-- Begin Given material --
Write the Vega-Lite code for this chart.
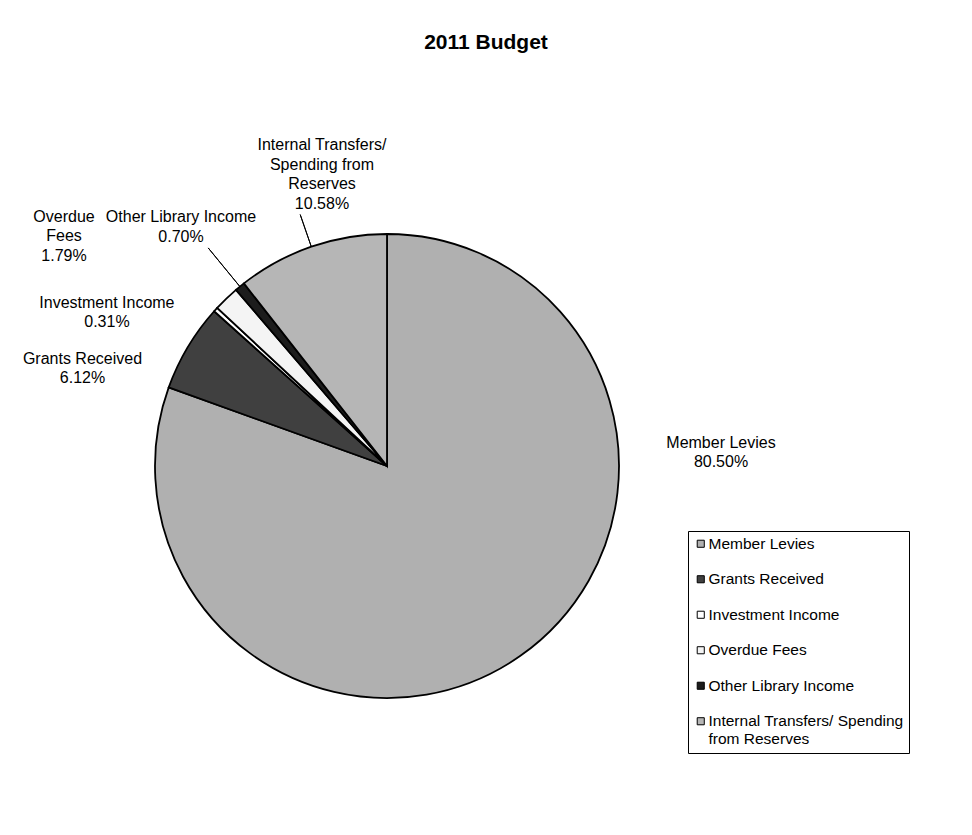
{
  "$schema": "https://vega.github.io/schema/vega-lite/v6.json",
  "width": 774,
  "height": 738,
  "autosize": {"type": "none"},
  "padding": {"left": 0, "top": 97, "right": 198, "bottom": 0},
  "background": "white",
  "config": {"view": {"stroke": null}, "text": {"font": "Liberation Sans"}},
  "title": {
    "text": "2011 Budget",
    "font": "Liberation Sans",
    "fontSize": 21,
    "fontWeight": "bold",
    "color": "black",
    "anchor": "middle",
    "frame": "group",
    "dx": 99,
    "offset": 44
  },
  "data": {
    "values": [
      {"category": "Member Levies", "pct": 80.50, "order": 1, "label": "Member Levies\n80.50%"},
      {"category": "Grants Received", "pct": 6.12, "order": 2, "label": "Grants Received\n6.12%"},
      {"category": "Investment Income", "pct": 0.31, "order": 3, "label": "Investment Income\n0.31%"},
      {"category": "Overdue Fees", "pct": 1.79, "order": 4, "label": "Overdue\nFees\n1.79%"},
      {"category": "Other Library Income", "pct": 0.70, "order": 5, "label": "Other Library Income\n0.70%"},
      {"category": "Internal Transfers/ Spending from Reserves", "pct": 10.58, "order": 6, "label": "Internal Transfers/\nSpending from\nReserves\n10.58%"}
    ]
  },
  "transform": [
    {"stack": "pct", "groupby": [], "sort": [{"field": "order", "order": "ascending"}], "as": ["start", "end"]}
  ],
  "layer": [
    {
      "mark": {"type": "arc", "outerRadius": 232, "stroke": "black", "strokeWidth": 1.8},
      "encoding": {
        "theta": {"field": "start", "type": "quantitative", "stack": null, "scale": {"domain": [0, 100]}},
        "theta2": {"field": "end"},
        "color": {
          "field": "category",
          "type": "nominal",
          "scale": {
            "domain": ["Member Levies", "Grants Received", "Investment Income", "Overdue Fees", "Other Library Income", "Internal Transfers/ Spending from Reserves"],
            "range": ["#b0b0b0", "#404040", "#ffffff", "#f4f4f4", "#1c1c1c", "#b6b6b6"]
          },
          "legend": {
            "title": null,
            "orient": "none",
            "legendX": 688,
            "legendY": 434,
            "direction": "vertical",
            "symbolType": "square",
            "symbolSize": 50,
            "symbolStrokeColor": "black",
            "symbolStrokeWidth": 1,
            "labelFont": "Liberation Sans",
            "labelFontSize": 15.5,
            "labelColor": "black",
            "labelLimit": 260,
            "labelOffset": 0,
            "rowPadding": 18.5,
            "padding": 5,
            "strokeColor": "black",
            "fillColor": "white",
            "labelExpr": "datum.label == 'Internal Transfers/ Spending from Reserves' ? ['Internal Transfers/ Spending', 'from Reserves'] : datum.label"
          }
        }
      }
    },
    {
      "transform": [{"filter": {"field": "category", "equal": "Internal Transfers/ Spending from Reserves"}}],
      "mark": {"type": "arc", "outerRadius": 266, "innerRadius": 232, "padAngle": 1.5, "fillOpacity": 0, "stroke": "black", "strokeWidth": 1},
      "encoding": {
        "theta": {"field": "start", "type": "quantitative", "stack": null},
        "theta2": {"field": "end"}
      }
    },
    {
      "transform": [{"filter": {"field": "category", "equal": "Other Library Income"}}],
      "mark": {"type": "arc", "outerRadius": 282, "innerRadius": 232, "padAngle": 1.5, "fillOpacity": 0, "stroke": "black", "strokeWidth": 1},
      "encoding": {
        "theta": {"field": "start", "type": "quantitative", "stack": null},
        "theta2": {"field": "end"}
      }
    },
    {
      "transform": [{"filter": {"field": "category", "equal": "Member Levies"}}],
      "mark": {"type": "text", "radius": 250, "dx": 334, "dy": 226.75, "fontSize": 16, "lineHeight": 19.5, "lineBreak": "\n", "align": "center", "baseline": "middle", "color": "black", "font": "Liberation Sans"},
      "encoding": {
        "theta": {"field": "start", "type": "quantitative", "stack": null},
        "text": {"field": "label"}
      }
    },
    {
      "transform": [{"filter": {"field": "category", "equal": "Grants Received"}}],
      "mark": {"type": "text", "radius": 250, "dx": -69.3, "dy": -22.55, "fontSize": 16, "lineHeight": 19.5, "lineBreak": "\n", "align": "center", "baseline": "middle", "color": "black", "font": "Liberation Sans"},
      "encoding": {
        "theta": {"field": "start", "type": "quantitative", "stack": null},
        "text": {"field": "label"}
      }
    },
    {
      "transform": [{"filter": {"field": "category", "equal": "Investment Income"}}],
      "mark": {"type": "text", "radius": 250, "dx": -93.8, "dy": 3.65, "fontSize": 16, "lineHeight": 19.5, "lineBreak": "\n", "align": "center", "baseline": "middle", "color": "black", "font": "Liberation Sans"},
      "encoding": {
        "theta": {"field": "start", "type": "quantitative", "stack": null},
        "text": {"field": "label"}
      }
    },
    {
      "transform": [{"filter": {"field": "category", "equal": "Overdue Fees"}}],
      "mark": {"type": "text", "radius": 250, "dx": -140, "dy": -78.7, "fontSize": 16, "lineHeight": 19.5, "lineBreak": "\n", "align": "center", "baseline": "middle", "color": "black", "font": "Liberation Sans"},
      "encoding": {
        "theta": {"field": "start", "type": "quantitative", "stack": null},
        "text": {"field": "label"}
      }
    },
    {
      "transform": [{"filter": {"field": "category", "equal": "Other Library Income"}}],
      "mark": {"type": "text", "radius": 250, "dx": -43.3, "dy": -58.95, "fontSize": 16, "lineHeight": 19.5, "lineBreak": "\n", "align": "center", "baseline": "middle", "color": "black", "font": "Liberation Sans"},
      "encoding": {
        "theta": {"field": "start", "type": "quantitative", "stack": null},
        "text": {"field": "label"}
      }
    },
    {
      "transform": [{"filter": {"field": "category", "equal": "Internal Transfers/ Spending from Reserves"}}],
      "mark": {"type": "text", "radius": 250, "dx": 89.2, "dy": -124, "fontSize": 16, "lineHeight": 19.5, "lineBreak": "\n", "align": "center", "baseline": "middle", "color": "black", "font": "Liberation Sans"},
      "encoding": {
        "theta": {"field": "start", "type": "quantitative", "stack": null},
        "text": {"field": "label"}
      }
    }
  ]
}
-- End Given material --
=== Task description ===
Without the pictures, output the full listing exactly as it stands.

=== Written solution ===
Write the Vega-Lite code for this chart.
{
  "$schema": "https://vega.github.io/schema/vega-lite/v6.json",
  "width": 774,
  "height": 738,
  "autosize": {"type": "none"},
  "padding": {"left": 0, "top": 97, "right": 198, "bottom": 0},
  "background": "white",
  "config": {"view": {"stroke": null}, "text": {"font": "Liberation Sans"}},
  "title": {
    "text": "2011 Budget",
    "font": "Liberation Sans",
    "fontSize": 21,
    "fontWeight": "bold",
    "color": "black",
    "anchor": "middle",
    "frame": "group",
    "dx": 99,
    "offset": 44
  },
  "data": {
    "values": [
      {"category": "Member Levies", "pct": 80.50, "order": 1, "label": "Member Levies\n80.50%"},
      {"category": "Grants Received", "pct": 6.12, "order": 2, "label": "Grants Received\n6.12%"},
      {"category": "Investment Income", "pct": 0.31, "order": 3, "label": "Investment Income\n0.31%"},
      {"category": "Overdue Fees", "pct": 1.79, "order": 4, "label": "Overdue\nFees\n1.79%"},
      {"category": "Other Library Income", "pct": 0.70, "order": 5, "label": "Other Library Income\n0.70%"},
      {"category": "Internal Transfers/ Spending from Reserves", "pct": 10.58, "order": 6, "label": "Internal Transfers/\nSpending from\nReserves\n10.58%"}
    ]
  },
  "transform": [
    {"stack": "pct", "groupby": [], "sort": [{"field": "order", "order": "ascending"}], "as": ["start", "end"]}
  ],
  "layer": [
    {
      "mark": {"type": "arc", "outerRadius": 232, "stroke": "black", "strokeWidth": 1.8},
      "encoding": {
        "theta": {"field": "start", "type": "quantitative", "stack": null, "scale": {"domain": [0, 100]}},
        "theta2": {"field": "end"},
        "color": {
          "field": "category",
          "type": "nominal",
          "scale": {
            "domain": ["Member Levies", "Grants Received", "Investment Income", "Overdue Fees", "Other Library Income", "Internal Transfers/ Spending from Reserves"],
            "range": ["#b0b0b0", "#404040", "#ffffff", "#f4f4f4", "#1c1c1c", "#b6b6b6"]
          },
          "legend": {
            "title": null,
            "orient": "none",
            "legendX": 688,
            "legendY": 434,
            "direction": "vertical",
            "symbolType": "square",
            "symbolSize": 50,
            "symbolStrokeColor": "black",
            "symbolStrokeWidth": 1,
            "labelFont": "Liberation Sans",
            "labelFontSize": 15.5,
            "labelColor": "black",
            "labelLimit": 260,
            "labelOffset": 0,
            "rowPadding": 18.5,
            "padding": 5,
            "strokeColor": "black",
            "fillColor": "white",
            "labelExpr": "datum.label == 'Internal Transfers/ Spending from Reserves' ? ['Internal Transfers/ Spending', 'from Reserves'] : datum.label"
          }
        }
      }
    },
    {
      "transform": [{"filter": {"field": "category", "equal": "Internal Transfers/ Spending from Reserves"}}],
      "mark": {"type": "arc", "outerRadius": 266, "innerRadius": 232, "padAngle": 1.5, "fillOpacity": 0, "stroke": "black", "strokeWidth": 1},
      "encoding": {
        "theta": {"field": "start", "type": "quantitative", "stack": null},
        "theta2": {"field": "end"}
      }
    },
    {
      "transform": [{"filter": {"field": "category", "equal": "Other Library Income"}}],
      "mark": {"type": "arc", "outerRadius": 282, "innerRadius": 232, "padAngle": 1.5, "fillOpacity": 0, "stroke": "black", "strokeWidth": 1},
      "encoding": {
        "theta": {"field": "start", "type": "quantitative", "stack": null},
        "theta2": {"field": "end"}
      }
    },
    {
      "transform": [{"filter": {"field": "category", "equal": "Member Levies"}}],
      "mark": {"type": "text", "radius": 250, "dx": 334, "dy": 226.75, "fontSize": 16, "lineHeight": 19.5, "lineBreak": "\n", "align": "center", "baseline": "middle", "color": "black", "font": "Liberation Sans"},
      "encoding": {
        "theta": {"field": "start", "type": "quantitative", "stack": null},
        "text": {"field": "label"}
      }
    },
    {
      "transform": [{"filter": {"field": "category", "equal": "Grants Received"}}],
      "mark": {"type": "text", "radius": 250, "dx": -69.3, "dy": -22.55, "fontSize": 16, "lineHeight": 19.5, "lineBreak": "\n", "align": "center", "baseline": "middle", "color": "black", "font": "Liberation Sans"},
      "encoding": {
        "theta": {"field": "start", "type": "quantitative", "stack": null},
        "text": {"field": "label"}
      }
    },
    {
      "transform": [{"filter": {"field": "category", "equal": "Investment Income"}}],
      "mark": {"type": "text", "radius": 250, "dx": -93.8, "dy": 3.65, "fontSize": 16, "lineHeight": 19.5, "lineBreak": "\n", "align": "center", "baseline": "middle", "color": "black", "font": "Liberation Sans"},
      "encoding": {
        "theta": {"field": "start", "type": "quantitative", "stack": null},
        "text": {"field": "label"}
      }
    },
    {
      "transform": [{"filter": {"field": "category", "equal": "Overdue Fees"}}],
      "mark": {"type": "text", "radius": 250, "dx": -140, "dy": -78.7, "fontSize": 16, "lineHeight": 19.5, "lineBreak": "\n", "align": "center", "baseline": "middle", "color": "black", "font": "Liberation Sans"},
      "encoding": {
        "theta": {"field": "start", "type": "quantitative", "stack": null},
        "text": {"field": "label"}
      }
    },
    {
      "transform": [{"filter": {"field": "category", "equal": "Other Library Income"}}],
      "mark": {"type": "text", "radius": 250, "dx": -43.3, "dy": -58.95, "fontSize": 16, "lineHeight": 19.5, "lineBreak": "\n", "align": "center", "baseline": "middle", "color": "black", "font": "Liberation Sans"},
      "encoding": {
        "theta": {"field": "start", "type": "quantitative", "stack": null},
        "text": {"field": "label"}
      }
    },
    {
      "transform": [{"filter": {"field": "category", "equal": "Internal Transfers/ Spending from Reserves"}}],
      "mark": {"type": "text", "radius": 250, "dx": 89.2, "dy": -124, "fontSize": 16, "lineHeight": 19.5, "lineBreak": "\n", "align": "center", "baseline": "middle", "color": "black", "font": "Liberation Sans"},
      "encoding": {
        "theta": {"field": "start", "type": "quantitative", "stack": null},
        "text": {"field": "label"}
      }
    }
  ]
}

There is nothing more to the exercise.